Neerstedt, 14. Juni 2017. Wie vermittele ich den Wunsch, die Sucht zu beenden? Diese Fragestellung steht für Gunter Burgemeister, den neuen Chefarzt der Fachklinik Oldenburg Land im Vordergrund. Denn in dieser Einrichtung des Diakonischen Werkes werden Menschen mit Beeinträchtigungen behandelt, die eine Suchterkrankung haben. „Wir haben zu 80 bis 90 Prozent Patienten mit einer Intelligenzminderung“, berichtet Burgemeister. Aus ganz Deutschland kommen die Patienten in die Klinik nach Neerstedt, um ihre Suchterkrankung zu besiegen.
Seit dem 1. April leitet der Facharzt für Psychologie und Psychotherapie die Fachklinik in Neerstedt und auch die Dietrich-Bonhoeffer-Klinik in Ahlhorn. Während in Ahlhorn die jungen Patienten im Fokus stehen, hat sich Neerstedt - auch durch den Aufbau der neuen Fachklinik in Oldenburg - noch stärker auf die Behandlung von Menschen mit Intelligenzminderung spezialisiert. „2,5 Prozent der Bevölkerung haben eine Intelligenzminderung und jeder Zehnte davon lebt mit einer Suchterkrankung“, verdeutlicht Burgemeister, wie wichtig dieses Tätigkeitsfeld ist.
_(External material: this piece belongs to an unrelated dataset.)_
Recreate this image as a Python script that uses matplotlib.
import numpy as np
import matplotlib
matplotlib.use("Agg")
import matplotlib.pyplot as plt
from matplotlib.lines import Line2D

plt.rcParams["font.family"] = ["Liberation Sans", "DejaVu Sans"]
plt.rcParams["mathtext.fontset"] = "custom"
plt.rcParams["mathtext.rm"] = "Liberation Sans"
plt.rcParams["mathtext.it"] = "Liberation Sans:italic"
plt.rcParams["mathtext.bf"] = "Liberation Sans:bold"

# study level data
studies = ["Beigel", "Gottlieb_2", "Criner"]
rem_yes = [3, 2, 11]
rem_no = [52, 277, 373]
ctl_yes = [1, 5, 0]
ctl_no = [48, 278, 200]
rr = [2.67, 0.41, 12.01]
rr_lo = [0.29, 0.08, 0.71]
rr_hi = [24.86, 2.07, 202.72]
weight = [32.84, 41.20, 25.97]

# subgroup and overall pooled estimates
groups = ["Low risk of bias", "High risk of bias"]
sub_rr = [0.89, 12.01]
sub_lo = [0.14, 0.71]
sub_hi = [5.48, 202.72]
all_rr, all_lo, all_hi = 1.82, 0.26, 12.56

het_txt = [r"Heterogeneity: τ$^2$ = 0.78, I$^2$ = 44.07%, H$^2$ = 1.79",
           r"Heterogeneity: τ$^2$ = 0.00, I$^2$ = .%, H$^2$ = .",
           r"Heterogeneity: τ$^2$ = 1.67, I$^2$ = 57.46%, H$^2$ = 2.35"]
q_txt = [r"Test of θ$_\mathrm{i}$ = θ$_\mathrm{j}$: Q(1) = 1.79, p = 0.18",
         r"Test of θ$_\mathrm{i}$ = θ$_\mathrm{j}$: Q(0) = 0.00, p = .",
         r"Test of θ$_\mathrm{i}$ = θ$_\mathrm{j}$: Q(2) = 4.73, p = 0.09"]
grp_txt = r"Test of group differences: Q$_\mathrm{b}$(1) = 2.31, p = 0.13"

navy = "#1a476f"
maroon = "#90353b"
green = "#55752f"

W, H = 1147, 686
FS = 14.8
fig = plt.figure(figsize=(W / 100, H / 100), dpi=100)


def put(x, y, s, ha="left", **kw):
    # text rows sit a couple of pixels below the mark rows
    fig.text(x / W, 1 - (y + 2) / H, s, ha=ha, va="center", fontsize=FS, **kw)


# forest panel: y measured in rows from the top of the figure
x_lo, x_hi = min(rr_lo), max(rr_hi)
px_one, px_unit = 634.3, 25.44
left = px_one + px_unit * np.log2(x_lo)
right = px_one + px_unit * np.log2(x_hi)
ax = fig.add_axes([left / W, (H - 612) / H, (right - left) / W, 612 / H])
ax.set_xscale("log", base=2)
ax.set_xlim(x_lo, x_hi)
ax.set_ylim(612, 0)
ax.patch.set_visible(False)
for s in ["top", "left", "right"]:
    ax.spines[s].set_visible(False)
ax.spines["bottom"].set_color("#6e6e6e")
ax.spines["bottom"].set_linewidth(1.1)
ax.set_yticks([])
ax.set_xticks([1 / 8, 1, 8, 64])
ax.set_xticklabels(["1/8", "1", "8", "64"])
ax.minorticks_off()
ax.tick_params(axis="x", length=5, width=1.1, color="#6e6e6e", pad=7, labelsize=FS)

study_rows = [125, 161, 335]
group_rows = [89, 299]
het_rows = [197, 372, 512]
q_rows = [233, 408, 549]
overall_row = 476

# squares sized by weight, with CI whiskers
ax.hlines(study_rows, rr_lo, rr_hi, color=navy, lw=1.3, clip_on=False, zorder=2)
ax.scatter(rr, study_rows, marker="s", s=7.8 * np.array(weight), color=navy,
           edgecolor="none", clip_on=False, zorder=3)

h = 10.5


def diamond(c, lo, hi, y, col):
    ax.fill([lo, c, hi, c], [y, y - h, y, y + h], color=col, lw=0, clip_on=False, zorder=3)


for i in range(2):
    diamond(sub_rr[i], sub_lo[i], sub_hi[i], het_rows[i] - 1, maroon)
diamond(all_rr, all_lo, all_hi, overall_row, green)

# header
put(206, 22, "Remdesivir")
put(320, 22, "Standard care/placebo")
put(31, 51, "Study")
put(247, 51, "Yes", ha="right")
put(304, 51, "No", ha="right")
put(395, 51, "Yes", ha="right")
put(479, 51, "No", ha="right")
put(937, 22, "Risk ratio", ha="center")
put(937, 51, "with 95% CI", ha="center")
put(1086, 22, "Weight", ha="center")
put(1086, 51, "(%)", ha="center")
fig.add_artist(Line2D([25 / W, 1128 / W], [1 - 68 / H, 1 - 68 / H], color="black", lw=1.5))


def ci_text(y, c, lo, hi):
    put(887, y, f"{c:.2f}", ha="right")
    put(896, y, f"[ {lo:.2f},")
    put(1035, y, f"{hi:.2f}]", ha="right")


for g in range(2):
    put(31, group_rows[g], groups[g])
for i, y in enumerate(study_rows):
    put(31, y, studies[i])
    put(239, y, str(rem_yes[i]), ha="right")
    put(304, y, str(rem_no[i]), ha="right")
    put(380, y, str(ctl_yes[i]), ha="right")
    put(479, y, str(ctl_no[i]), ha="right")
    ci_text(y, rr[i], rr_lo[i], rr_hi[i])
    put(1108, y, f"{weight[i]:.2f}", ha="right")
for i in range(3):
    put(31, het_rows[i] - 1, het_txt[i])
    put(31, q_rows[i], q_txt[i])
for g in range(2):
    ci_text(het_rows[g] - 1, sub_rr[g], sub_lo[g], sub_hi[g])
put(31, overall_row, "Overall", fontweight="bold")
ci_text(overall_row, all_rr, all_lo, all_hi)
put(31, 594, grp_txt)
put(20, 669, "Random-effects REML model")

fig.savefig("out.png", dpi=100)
Um den Patienten zu helfen ohne Alkohol oder andere Suchtmittel zu leben, setzen Burgemeister und sein Team aus Therapeuten, Heilerziehungspflegern und Pflegekräfte auf einen klar strukturierten Tagesablauf. Zu diesem gehören die psychologische Beobachtung und die Therapie. „Wir müssen bei jedem einzelnen Patienten neu herausfinden, womit wir das Verlangen nach dem Suchtmittel hemmen können“, sagt Burgemeister. In der Kunsttherapie, bei der Arbeit in den Werkstätten und Gewächshäusern und in der Küche erreichen die Patienten Erfolgserlebnisse, die Ihnen helfen zu einem suchtfreien Leben zu kommen. Dazu kommt die soziale Integration. „Das fängt mit ganz banalen Dingen wie dem Essverhalten an“, sagt der 59-Jährige und ergänzt: „Wir müssen den Patienten in die Welt integrieren, aber gleichzeitig seine Welt auch ein bisschen so verändern, dass sie zu ihm passt. Dazu würde sich Burgemeister eine Vernetzung mit den Einrichtungen wünschen, in die die Patienten nach der Entwöhnung zurückkehren. „Was wir hier initiiert haben, muss dort weitergeführt werden.“
Vor Ort ist Burgemeister nicht nur für sein Team ein wichtiger Ansprechpartner. Jeder Patient wird beim Rundgang über das weitläufige und von den Patienten selbst mitgestaltete Gelände mit ein paar Worten begrüßt. „Es ist sehr wichtig, dass unsere Patienten spüren, ich bin jemandem wichtig“, erläutert Burgemeister und so nimmt er sich immer Zeit für ein kurzes Gespräch. Ob der Tagesplan oder Liebeskummer, jedes Thema kann dabei angesprochen werden. „Beziehungsprobleme sind ein wichtiges Thema, dem wir uns noch verstärkter widmen wollen“, berichtet Simon Richards, Gruppentherapeut in der Einrichtung. Denn viele der Patienten sind in Beziehungen, die sie schwächen, oder leiden unter dem Fehlen von Beziehungen. „Einsamkeit ist ein großes Problem“, ergänzt Burgemeister.
Insgesamt können in Neerstedt 50 Patienten gleichzeitig betreut werden. Durchschnittlich bleiben die Patienten 12 bis 21 Wochen in der Klinik. Und 90 Prozent der Patienten werden regulär entlassen. „Das ist ein sehr guter Wert“, betont der Chefarzt. Burgemeister hat im Saarland studiert und später unter anderem am Sächsischen Krankenhaus Großschweidnitz Erfahrungen in der Therapie geistig behinderter Menschen gesammelt. Zuletzt war er Oberarzt des Landeskrankenhauses im österreichischen Steyr und kam von dort ins Oldenburger Land.